You could use `std::set` (or `std::unordered_set`), and simply do a single loop though the pixels, adding the colors to the set. Then the number of colors is the size of the set.

• i will surely try this and check the performance. thanks – Koushik Shetty Feb 8 '13 at 10:08
• What is the complexity of this? – Peter Wood Feb 8 '13 at 10:12
• @PeterWood It's one loop through all pixels, so O(n). – Some programmer dude Feb 8 '13 at 10:13
• But inserting into the `set` has what complexity? – Peter Wood Feb 8 '13 at 10:14
• @joachim: will it be faster if i call GetPixel from a bitmap ref or if i have the bitmap info in an array and read the array? which is better? – Koushik Shetty Feb 8 '13 at 10:14

Well, this is suited for parallelization. Split the image in several parts and execute the algorithm for each part in a separate task. To avoid syncing each should have its own storage for the unique colors. When all tasks are done, you aggregate the results.

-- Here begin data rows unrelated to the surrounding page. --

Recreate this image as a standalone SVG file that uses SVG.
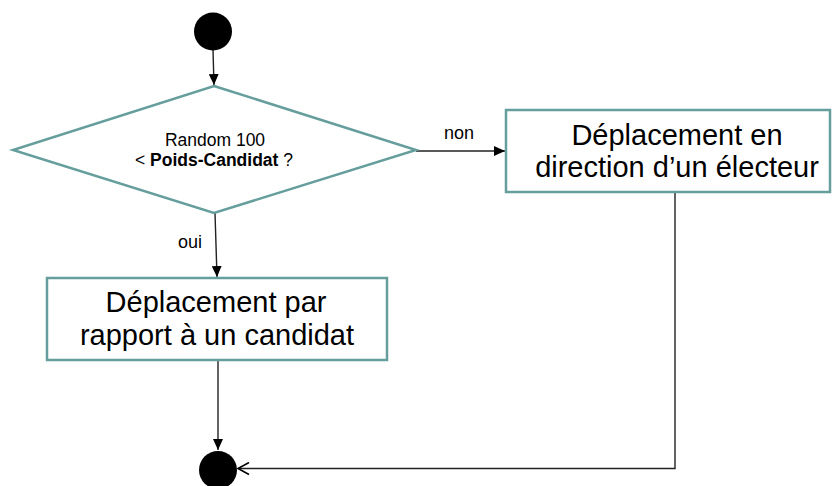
<svg xmlns="http://www.w3.org/2000/svg" width="832" height="486" viewBox="0 0 832 486">
<style>
.shape{fill:#ffffff;stroke:#659e9c;stroke-width:2.5}
.dot{fill:#000000}
.big{font-family:"Liberation Sans",Arial,sans-serif;font-size:29px;fill:#000;text-anchor:middle}
.small{font-family:"Liberation Sans",Arial,sans-serif;font-size:17.5px;fill:#000;text-anchor:middle}
.lbl{font-family:"Liberation Sans",Arial,sans-serif;font-size:18px;fill:#000;text-anchor:middle}
.conn{fill:none;stroke:#222;stroke-width:1.4}
</style>
<defs>
<marker id="fill" markerWidth="12" markerHeight="10" refX="11" refY="5" orient="auto" markerUnits="userSpaceOnUse">
<path d="M0,0 L11,5 L0,10 Z" fill="#000"/>
</marker>
<marker id="open" markerWidth="14" markerHeight="14" refX="12" refY="7" orient="auto" markerUnits="userSpaceOnUse">
<path d="M1,1 L12,7 L1,13" fill="none" stroke="#000" stroke-width="1.6"/>
</marker>
</defs>
<g id="connectors">
<line class="conn" x1="213" y1="50" x2="214" y2="85" marker-end="url(#fill)"/>
<line class="conn" x1="416" y1="151" x2="505" y2="151" marker-end="url(#fill)"/>
<line class="conn" x1="215" y1="213" x2="217" y2="277" marker-end="url(#fill)"/>
<line class="conn" x1="218" y1="360" x2="218" y2="450" marker-end="url(#fill)"/>
<polyline class="conn" points="675,192 675,468.5 238,468.5" marker-end="url(#open)"/>
<text class="lbl" x="459" y="139">non</text>
<text class="lbl" x="190" y="248">oui</text>
</g>
<g id="start">
<circle class="dot" cx="213" cy="31.5" r="19"/>
</g>
<g id="decision">
<polygon class="shape" points="214,86 416,150 214,213 13,150"/>
<text class="small" x="215" y="146">Random 100</text>
<text class="small" x="214" y="166">&lt; <tspan font-weight="bold">Poids-Candidat</tspan> ?</text>
</g>
<g id="electeur">
<rect class="shape" x="506" y="110" width="324" height="82"/>
<text class="big" x="677" y="145">Déplacement en</text>
<text class="big" x="677" y="177">direction d’un électeur</text>
</g>
<g id="candidat">
<rect class="shape" x="47" y="278" width="340" height="82"/>
<text class="big" x="216" y="312">Déplacement par</text>
<text class="big" x="217" y="345">rapport à un candidat</text>
</g>
<g id="end">
<circle class="dot" cx="218" cy="470" r="19"/>
</g>
</svg>
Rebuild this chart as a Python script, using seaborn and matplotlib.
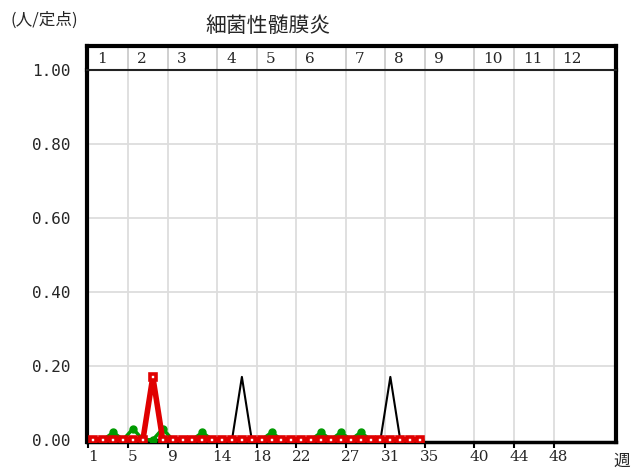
import pandas as pd
import seaborn as sns
import matplotlib.pyplot as plt

# Weekly reports per sentinel site, weeks 1-34
weeks = list(range(1, 35))
this_year = [0, 0, 0, 0, 0, 0, 0, 0, 0, 0, 0, 0, 0, 0, 0, 0.17, 0,
             0, 0, 0, 0, 0, 0, 0, 0, 0, 0, 0, 0, 0, 0.17, 0, 0, 0]
avg_years = [0, 0, 0.02, 0, 0.03, 0, 0, 0.03, 0, 0, 0, 0.02, 0, 0, 0, 0, 0,
             0, 0.02, 0, 0, 0, 0, 0.02, 0, 0.02, 0, 0.02, 0, 0, 0, 0, 0, 0]
last_year = [0, 0, 0, 0, 0, 0, 0.17, 0, 0, 0, 0, 0, 0, 0, 0, 0, 0,
             0, 0, 0, 0, 0, 0, 0, 0, 0, 0, 0, 0, 0, 0, 0, 0, 0]

tick_weeks = [1, 5, 9, 14, 18, 22, 27, 31, 35, 40, 44, 48]
months = ['1', '2', '3', '4', '5', '6', '7', '8', '9', '10', '11', '12']
y_ticks = [0.0, 0.2, 0.4, 0.6, 0.8, 1.0]
y_labels = ['0.00', '0.20', '0.40', '0.60', '0.80', '1.00']

df = pd.DataFrame({'week': weeks, 'this': this_year, 'avg': avg_years, 'last': last_year})

sns.set_style("white")
plt.rcParams['font.family'] = ['Noto Sans CJK JP', 'DejaVu Sans']

fig = plt.figure(figsize=(6.32, 4.72), dpi=100)
ax = fig.add_axes([87/632, 30/472, 529/632, 372/472])
top = fig.add_axes([87/632, 402/472, 529/632, 24/472])

xmin, xmax = 0.35, 53.8

# grid at month boundaries
for w in tick_weeks:
    ax.axvline(w - 0.5, color='#dddddd', lw=1.3, zorder=0)
for y in y_ticks[1:-1]:
    ax.axhline(y, color='#dddddd', lw=1.3, zorder=0)

sns.lineplot(data=df, x='week', y='this', color='black', lw=1.5, ax=ax, zorder=2)
sns.lineplot(data=df, x='week', y='avg', color='#009a00', lw=2.5, marker='o',
             markersize=5, markeredgecolor='#009a00', markeredgewidth=1, ax=ax, zorder=3)
sns.lineplot(data=df, x='week', y='last', color='#e00000', lw=4, marker='s',
             markersize=5, markerfacecolor='white', markeredgecolor='#e00000',
             markeredgewidth=2.6, ax=ax, zorder=4)

ax.set_xlim(xmin, xmax)
ax.set_ylim(-0.006, 1.0)
ax.set_xlabel('')
ax.set_ylabel('')
ax.set_xticks(tick_weeks)
ax.set_xticklabels([str(w) for w in tick_weeks], family='DejaVu Serif', fontsize=11)
ax.set_xticks([w - 0.5 for w in tick_weeks], minor=True)
ax.tick_params(axis='x', which='major', length=0, pad=6)
ax.tick_params(axis='x', which='minor', length=4, width=1.5, color='black', direction='out', bottom=True)
ax.set_yticks(y_ticks)
ax.set_yticklabels(y_labels, family='DejaVu Sans Mono', fontsize=11.5)
ax.tick_params(axis='y', length=0, pad=12)

for s in ['left', 'right']:
    ax.spines[s].set_linewidth(3)
    ax.spines[s].set_color('black')
ax.spines['bottom'].set_linewidth(2.5)
ax.spines['bottom'].set_color('black')
ax.spines['top'].set_visible(False)

# month row on top
top.set_xlim(xmin, xmax)
top.set_ylim(0, 1)
top.set_xticks([])
top.set_yticks([])
for w in tick_weeks[1:]:
    top.axvline(w - 0.5, color='#cccccc', lw=1.3)
for w, m in zip(tick_weeks, months):
    top.text(w - 0.5 + 0.9, 0.45, m, ha='left', va='center', family='DejaVu Serif', fontsize=11)
for s in ['left', 'right', 'top']:
    top.spines[s].set_linewidth(3)
    top.spines[s].set_color('black')
top.spines['bottom'].set_linewidth(1.5)
top.spines['bottom'].set_color('#222222')

fig.text(10/632, 1 - 20/472, '(人/定点)', fontsize=12, va='center', ha='left')
fig.text(268/632, 1 - 26/472, '細菌性髄膜炎', fontsize=15, va='center', ha='center')
fig.text(622/632, 1 - 461/472, '週', fontsize=12, va='center', ha='center')

fig.savefig('out.png', dpi=100)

• When using a set as the storage, the size of the union of all sets would be the number of colours. So even aggregating is quite straightforward. – Marcus Riemer Feb 8 '13 at 10:04
• @marius bancila are you suggesting i use threads or this Parallel Patters library. this PPL, i found out about it now so will have to study that.. – Koushik Shetty Feb 8 '13 at 10:16
• You can use (naked) threads, you can use tasks and PPL, or even AMP to run on the GPU, it's your choice. The point is that no sequential algorithm will perform better than a parallel version of it. – Marius Bancila Feb 8 '13 at 12:12
• parallelization is not an algorithm. IMHO, suggesting parallelization is always the wrong answer.. – duedl0r Feb 8 '13 at 15:04
• I suppose you can argue on that. – Marius Bancila Feb 8 '13 at 20:59

The only feasible algorithm here is building a sort of a histogram of the image colors. The only difference in your case is that instead of calculating the population of each color you need just to know if it's zero or not.

Depending on which color space you work, you may use either an `std::set` to tag existing colors (as Joachim Pileborg suggested), or just use something like `std::bitset`, which is obviously faster. This depends on how much distinct colors exist in your color-space.

Also, like Marius Bancila noted, this procedure is a perfect match for parallelization. Calculated the histogram-like data for image parts, and then merge it. Naturally the image division should be based on its memory partition, not the geometric properties. In simple words - split the image vertically (by batches of scan lines), not horizontally.

And, if possible, you should either use some low-level library/code to run through pixels, or try to write your own. At least you must obtain a pointer to scan line and run on its pixels in a batch, rather than doing something like `GetPixel` for each pixel.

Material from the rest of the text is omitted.